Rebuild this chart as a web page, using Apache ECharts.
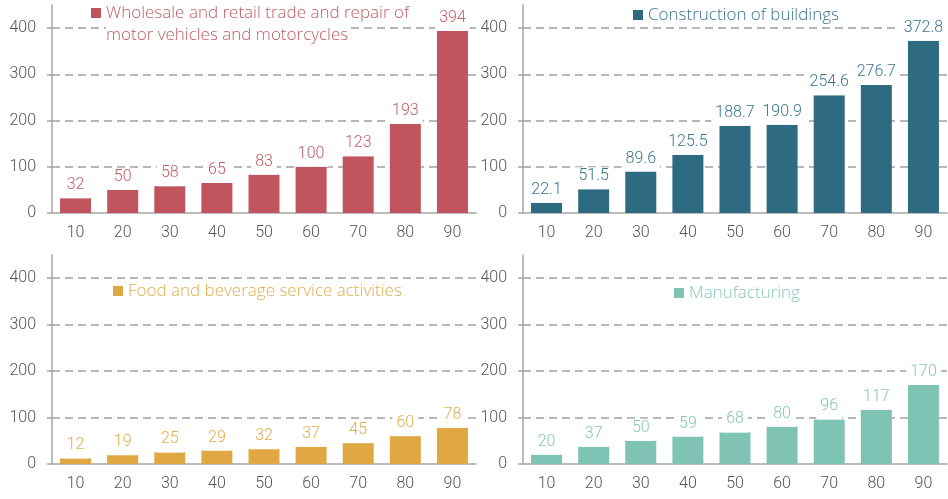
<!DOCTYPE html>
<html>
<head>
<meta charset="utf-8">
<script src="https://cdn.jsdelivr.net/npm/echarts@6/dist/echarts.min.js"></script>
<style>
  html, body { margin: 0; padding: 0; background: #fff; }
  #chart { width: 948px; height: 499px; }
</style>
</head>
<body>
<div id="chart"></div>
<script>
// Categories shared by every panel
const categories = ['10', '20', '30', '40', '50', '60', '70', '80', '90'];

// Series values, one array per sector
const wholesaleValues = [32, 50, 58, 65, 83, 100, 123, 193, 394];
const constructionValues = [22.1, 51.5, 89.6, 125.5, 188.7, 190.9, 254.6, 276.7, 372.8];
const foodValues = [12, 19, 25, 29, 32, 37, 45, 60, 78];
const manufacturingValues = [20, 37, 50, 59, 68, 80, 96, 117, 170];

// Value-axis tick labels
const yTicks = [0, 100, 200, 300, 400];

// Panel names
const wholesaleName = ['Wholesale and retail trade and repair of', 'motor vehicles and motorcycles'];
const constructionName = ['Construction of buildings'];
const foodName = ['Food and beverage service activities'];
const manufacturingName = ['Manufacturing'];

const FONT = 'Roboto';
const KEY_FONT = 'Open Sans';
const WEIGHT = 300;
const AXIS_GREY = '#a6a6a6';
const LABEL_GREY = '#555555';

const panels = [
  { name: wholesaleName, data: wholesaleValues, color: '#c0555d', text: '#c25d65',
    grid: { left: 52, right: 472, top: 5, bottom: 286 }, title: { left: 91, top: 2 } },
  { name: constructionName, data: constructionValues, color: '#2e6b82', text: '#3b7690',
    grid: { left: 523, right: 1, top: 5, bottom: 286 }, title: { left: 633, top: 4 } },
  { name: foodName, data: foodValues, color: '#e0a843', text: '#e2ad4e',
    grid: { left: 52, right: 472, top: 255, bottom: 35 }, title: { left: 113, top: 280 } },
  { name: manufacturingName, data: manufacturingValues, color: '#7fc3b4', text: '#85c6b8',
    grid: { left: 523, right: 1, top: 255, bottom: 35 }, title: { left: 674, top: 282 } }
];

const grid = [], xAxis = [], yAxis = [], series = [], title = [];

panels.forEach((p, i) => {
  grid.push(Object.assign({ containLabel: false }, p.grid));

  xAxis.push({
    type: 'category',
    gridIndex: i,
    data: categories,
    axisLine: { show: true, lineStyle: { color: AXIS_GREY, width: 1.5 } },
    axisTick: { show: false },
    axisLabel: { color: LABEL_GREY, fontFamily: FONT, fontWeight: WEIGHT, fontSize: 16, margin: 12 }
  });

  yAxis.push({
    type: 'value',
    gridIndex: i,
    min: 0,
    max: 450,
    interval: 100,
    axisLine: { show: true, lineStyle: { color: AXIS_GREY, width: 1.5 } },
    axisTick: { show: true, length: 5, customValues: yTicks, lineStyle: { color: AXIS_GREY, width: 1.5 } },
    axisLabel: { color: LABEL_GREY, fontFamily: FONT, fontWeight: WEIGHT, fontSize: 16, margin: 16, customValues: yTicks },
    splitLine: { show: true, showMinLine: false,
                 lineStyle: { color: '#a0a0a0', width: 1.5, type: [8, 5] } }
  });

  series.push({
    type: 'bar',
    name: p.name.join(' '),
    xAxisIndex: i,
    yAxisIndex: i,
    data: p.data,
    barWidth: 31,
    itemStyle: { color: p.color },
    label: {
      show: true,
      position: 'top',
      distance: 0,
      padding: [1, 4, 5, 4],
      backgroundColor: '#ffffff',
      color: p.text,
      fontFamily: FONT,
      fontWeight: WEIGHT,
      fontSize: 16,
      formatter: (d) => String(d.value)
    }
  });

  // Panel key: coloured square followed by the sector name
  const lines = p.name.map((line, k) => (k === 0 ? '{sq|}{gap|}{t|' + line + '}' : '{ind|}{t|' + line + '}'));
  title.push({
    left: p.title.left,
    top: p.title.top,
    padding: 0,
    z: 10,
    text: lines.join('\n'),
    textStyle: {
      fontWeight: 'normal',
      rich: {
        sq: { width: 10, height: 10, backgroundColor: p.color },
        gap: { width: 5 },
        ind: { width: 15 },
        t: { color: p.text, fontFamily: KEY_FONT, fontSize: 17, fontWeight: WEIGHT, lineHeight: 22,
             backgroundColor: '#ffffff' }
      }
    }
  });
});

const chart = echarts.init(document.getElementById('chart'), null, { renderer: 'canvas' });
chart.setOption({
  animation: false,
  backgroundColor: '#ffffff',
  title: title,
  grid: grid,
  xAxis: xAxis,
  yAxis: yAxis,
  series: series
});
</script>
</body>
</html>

....

■ **STATED TASK**: Make an exact copy of the whole listing, but don't bring over any pictures.

■ **PROBLEM SOLUTION**:
Rebuild this chart as a web page, using Apache ECharts.
<!DOCTYPE html>
<html>
<head>
<meta charset="utf-8">
<script src="https://cdn.jsdelivr.net/npm/echarts@6/dist/echarts.min.js"></script>
<style>
  html, body { margin: 0; padding: 0; background: #fff; }
  #chart { width: 948px; height: 499px; }
</style>
</head>
<body>
<div id="chart"></div>
<script>
// Categories shared by every panel
const categories = ['10', '20', '30', '40', '50', '60', '70', '80', '90'];

// Series values, one array per sector
const wholesaleValues = [32, 50, 58, 65, 83, 100, 123, 193, 394];
const constructionValues = [22.1, 51.5, 89.6, 125.5, 188.7, 190.9, 254.6, 276.7, 372.8];
const foodValues = [12, 19, 25, 29, 32, 37, 45, 60, 78];
const manufacturingValues = [20, 37, 50, 59, 68, 80, 96, 117, 170];

// Value-axis tick labels
const yTicks = [0, 100, 200, 300, 400];

// Panel names
const wholesaleName = ['Wholesale and retail trade and repair of', 'motor vehicles and motorcycles'];
const constructionName = ['Construction of buildings'];
const foodName = ['Food and beverage service activities'];
const manufacturingName = ['Manufacturing'];

const FONT = 'Roboto';
const KEY_FONT = 'Open Sans';
const WEIGHT = 300;
const AXIS_GREY = '#a6a6a6';
const LABEL_GREY = '#555555';

const panels = [
  { name: wholesaleName, data: wholesaleValues, color: '#c0555d', text: '#c25d65',
    grid: { left: 52, right: 472, top: 5, bottom: 286 }, title: { left: 91, top: 2 } },
  { name: constructionName, data: constructionValues, color: '#2e6b82', text: '#3b7690',
    grid: { left: 523, right: 1, top: 5, bottom: 286 }, title: { left: 633, top: 4 } },
  { name: foodName, data: foodValues, color: '#e0a843', text: '#e2ad4e',
    grid: { left: 52, right: 472, top: 255, bottom: 35 }, title: { left: 113, top: 280 } },
  { name: manufacturingName, data: manufacturingValues, color: '#7fc3b4', text: '#85c6b8',
    grid: { left: 523, right: 1, top: 255, bottom: 35 }, title: { left: 674, top: 282 } }
];

const grid = [], xAxis = [], yAxis = [], series = [], title = [];

panels.forEach((p, i) => {
  grid.push(Object.assign({ containLabel: false }, p.grid));

  xAxis.push({
    type: 'category',
    gridIndex: i,
    data: categories,
    axisLine: { show: true, lineStyle: { color: AXIS_GREY, width: 1.5 } },
    axisTick: { show: false },
    axisLabel: { color: LABEL_GREY, fontFamily: FONT, fontWeight: WEIGHT, fontSize: 16, margin: 12 }
  });

  yAxis.push({
    type: 'value',
    gridIndex: i,
    min: 0,
    max: 450,
    interval: 100,
    axisLine: { show: true, lineStyle: { color: AXIS_GREY, width: 1.5 } },
    axisTick: { show: true, length: 5, customValues: yTicks, lineStyle: { color: AXIS_GREY, width: 1.5 } },
    axisLabel: { color: LABEL_GREY, fontFamily: FONT, fontWeight: WEIGHT, fontSize: 16, margin: 16, customValues: yTicks },
    splitLine: { show: true, showMinLine: false,
                 lineStyle: { color: '#a0a0a0', width: 1.5, type: [8, 5] } }
  });

  series.push({
    type: 'bar',
    name: p.name.join(' '),
    xAxisIndex: i,
    yAxisIndex: i,
    data: p.data,
    barWidth: 31,
    itemStyle: { color: p.color },
    label: {
      show: true,
      position: 'top',
      distance: 0,
      padding: [1, 4, 5, 4],
      backgroundColor: '#ffffff',
      color: p.text,
      fontFamily: FONT,
      fontWeight: WEIGHT,
      fontSize: 16,
      formatter: (d) => String(d.value)
    }
  });

  // Panel key: coloured square followed by the sector name
  const lines = p.name.map((line, k) => (k === 0 ? '{sq|}{gap|}{t|' + line + '}' : '{ind|}{t|' + line + '}'));
  title.push({
    left: p.title.left,
    top: p.title.top,
    padding: 0,
    z: 10,
    text: lines.join('\n'),
    textStyle: {
      fontWeight: 'normal',
      rich: {
        sq: { width: 10, height: 10, backgroundColor: p.color },
        gap: { width: 5 },
        ind: { width: 15 },
        t: { color: p.text, fontFamily: KEY_FONT, fontSize: 17, fontWeight: WEIGHT, lineHeight: 22,
             backgroundColor: '#ffffff' }
      }
    }
  });
});

const chart = echarts.init(document.getElementById('chart'), null, { renderer: 'canvas' });
chart.setOption({
  animation: false,
  backgroundColor: '#ffffff',
  title: title,
  grid: grid,
  xAxis: xAxis,
  yAxis: yAxis,
  series: series
});
</script>
</body>
</html>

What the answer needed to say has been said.